2008-07-27 04:25:33 [MgmSrvr] ALERT    -- Node 1: Node 2 Disconnected
2008-07-27 04:25:38 [MgmSrvr] ALERT    -- Node 2: Forced node shutdown completed. Caused by error 2305: 'Node lost connection to other nodes and can not form a unpartitioned cluster, please investigate if there are error(s) on other node(s)(Arbitration error). Temporary error, restart node'.

How to repeat:
Use the same configuration. It happens all the time after a couple of days of running.
[2 Aug 2008 15:02] Hartmut Holzgraefe
The main cluster log is not sufficient to solve this case, we also need to see the data nodes output, error and trace log files.

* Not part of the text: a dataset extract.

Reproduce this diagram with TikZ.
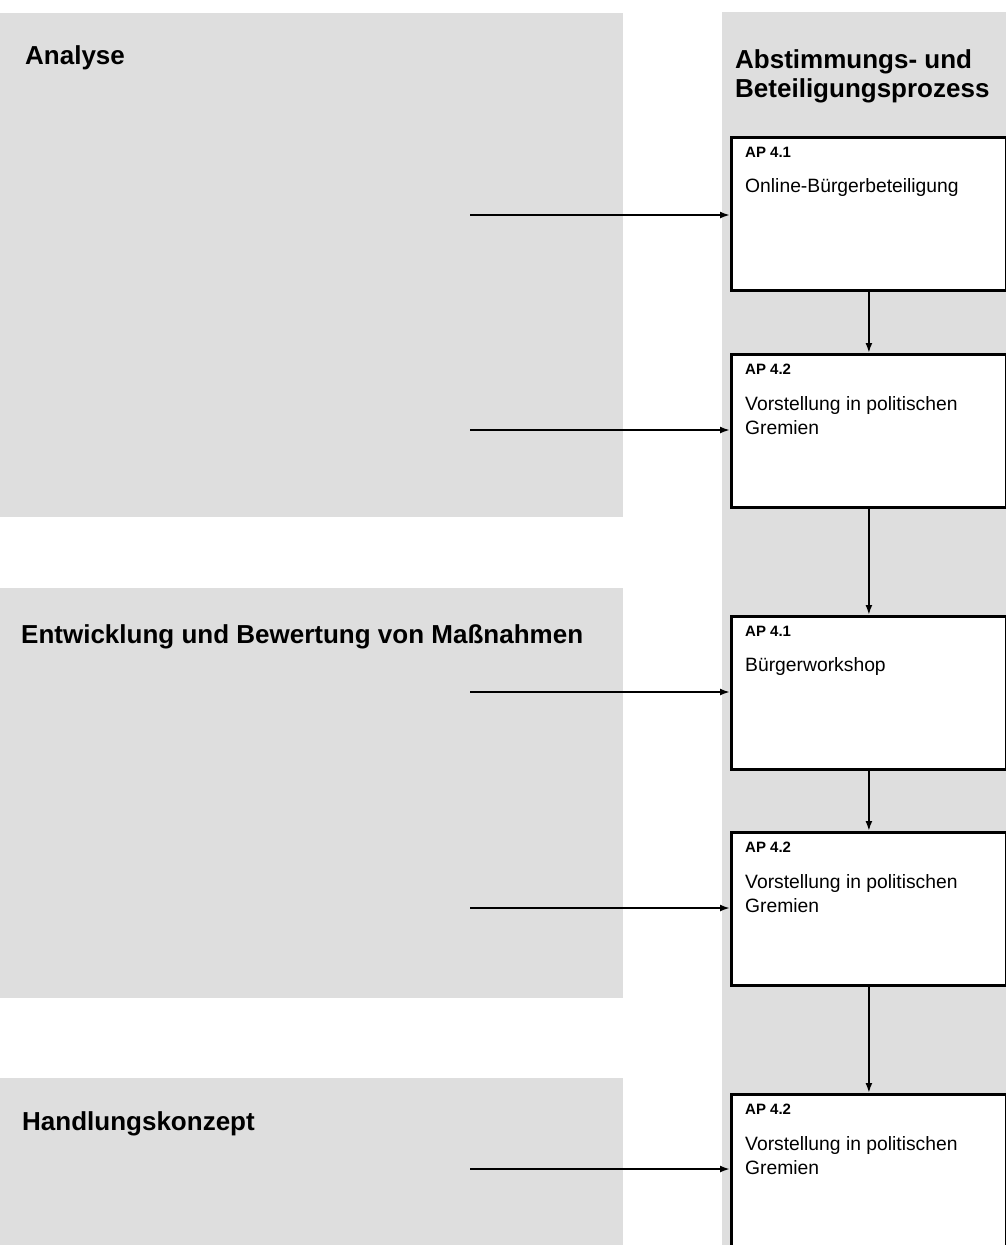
\documentclass[tikz,border=0pt]{standalone}
\usepackage{fontspec}
\setsansfont{Liberation Sans}
\usetikzlibrary{arrows.meta,positioning}
\definecolor{stipplegray}{HTML}{DEDEDE}

\begin{document}
\begin{tikzpicture}[
    x=1pt, y=-1pt,
    font=\sffamily,
    panel/.style={fill=stipplegray, inner sep=0pt, anchor=north west},
    heading/.style={font=\sffamily\bfseries\fontsize{26}{29}\selectfont, inner sep=0pt, align=left},
    apbox/.style={draw, line width=2.8pt, fill=white, minimum width=275pt, minimum height=153pt, anchor=north west, inner sep=0pt},
    aphead/.style={font=\sffamily\bfseries\fontsize{15}{18}\selectfont, inner sep=0pt},
    aptext/.style={font=\sffamily\fontsize{19.3}{24}\selectfont, inner sep=0pt, align=left},
    arrow/.style={-{Latex[length=10pt,width=7pt]}, line width=2.2pt}
]
\useasboundingbox (0,0) rectangle (1006,1245);

% stippled backgrounds
\node[panel, minimum width=623pt, minimum height=504pt] (analyse) at (0,13) {};
\node[panel, minimum width=623pt, minimum height=410pt] (massnahmen) at (0,588) {};
\node[panel, minimum width=623pt, minimum height=170pt] (konzept) at (0,1078) {};
\node[panel, minimum width=284pt, minimum height=1236pt] (prozess) at (722,12) {};

\node[heading, below right=32pt and 25pt of analyse.north west] (analysetitle) {Analyse};
\node[heading, below right=36pt and 21pt of massnahmen.north west] (massnahmentitle) {Entwicklung und Bewertung von Maßnahmen};
\node[heading, below right=33pt and 22pt of konzept.north west] (konzepttitle) {Handlungskonzept};
\node[heading, below right=37pt and 13pt of prozess.north west] (prozesstitle) {Abstimmungs- und\\Beteiligungsprozess};

% work packages
\node[apbox] (ap1) at (730,136) {};
\node[apbox] (ap2) at (730,353) {};
\node[apbox] (ap3) at (730,615) {};
\node[apbox] (ap4) at (730,831) {};
\node[apbox] (ap5) at (730,1093) {};

\node[aphead, below right=11pt and 15pt of ap1.north west] (ap1head) {AP 4.1};
\node[aptext, below right=21pt and 0pt of ap1head.south west] (ap1text) {Online-Bürgerbeteiligung};
\node[aphead, below right=11pt and 15pt of ap2.north west] (ap2head) {AP 4.2};
\node[aptext, below right=21pt and 0pt of ap2head.south west] (ap2text) {Vorstellung in politischen\\Gremien};
\node[aphead, below right=11pt and 15pt of ap3.north west] (ap3head) {AP 4.1};
\node[aptext, below right=21pt and 0pt of ap3head.south west] (ap3text) {Bürgerworkshop};
\node[aphead, below right=11pt and 15pt of ap4.north west] (ap4head) {AP 4.2};
\node[aptext, below right=21pt and 0pt of ap4head.south west] (ap4text) {Vorstellung in politischen\\Gremien};
\node[aphead, below right=11pt and 15pt of ap5.north west] (ap5head) {AP 4.2};
\node[aptext, below right=21pt and 0pt of ap5head.south west] (ap5text) {Vorstellung in politischen\\Gremien};

% inputs from the left
\coordinate (in1) at (470,215);
\coordinate (in2) at (470,430);
\coordinate (in3) at (470,692);
\coordinate (in4) at (470,908);
\coordinate (in5) at (470,1169);
\draw[arrow] (in1) -- (in1 -| ap1.west);
\draw[arrow] (in2) -- (in2 -| ap2.west);
\draw[arrow] (in3) -- (in3 -| ap3.west);
\draw[arrow] (in4) -- (in4 -| ap4.west);
\draw[arrow] (in5) -- (in5 -| ap5.west);

\draw[arrow] (ap1) -- (ap2);
\draw[arrow] (ap2) -- (ap3);
\draw[arrow] (ap3) -- (ap4);
\draw[arrow] (ap4) -- (ap5);
\end{tikzpicture}
\end{document}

You can collect a full set of log files using the ndb_error_reporter tool:

http://dev.mysql.com/doc/refman/5.1/en/mysql-cluster-utilities-ndb-error-reporter.html
[2 Aug 2008 15:30] Farid Fadaie
I have the file from ndb_error_reporter but it is big! The file size here is limited to 500K. Mine is 972K. I can email it to you if you want.
[2 Aug 2008 15:44] Miguel Solorzano
You can upload the file at: ftp://ftp.mysql.com/pub/mysql/upload with a name identifying this bug report i.e bug38530.zip and comment here when done. Thanks in advance.
[2 Aug 2008 15:52] Farid Fadaie
Done. (bug38530.tar.bz2)
[2 Aug 2008 17:13] Farid Fadaie
I don't know if this is related or not (as I don't know how NDB works) but cpu clock on Xen domains is not accurate at all. There are some issues with the motherboard that I am using and Xen cannot handle it well for now. 
I enforce the accurate time every 5 minutes from a local NTP server though. Therefore "Time/Date" is accurate enough.
It shouldn't matter for what I know but it was worth mentioning.
[10 Aug 2008 21:29] Farid Fadaie
I restarted it and today something went wrong again! This time it looks like the management node crashed and other nodes couldn't reconnect.
I don't understand, however, why would other nodes disconnect so often in the first place? (just look at the log)
I uploaded the report (ndb_error_report_20080810170629.tar.bz2)
[11 Aug 2008 6:22] Bernd Ocklin
Hi Farid,

please do not run cluster in a virtual machine setting. Its very likely that all of the errors I see come from Xen runtime behavior (e.g. watchdog termination due to system overload means that scheduler left no time to ndbd). Please re-test on real hardware and let us know if you still have issues.
[11 Sep 2008 23:00] Bugs System
No feedback was provided for this bug for over a month, so it is
being suspended automatically. If you are able to provide the
information that was originally requested, please do so and change
the status of the bug back to "Open".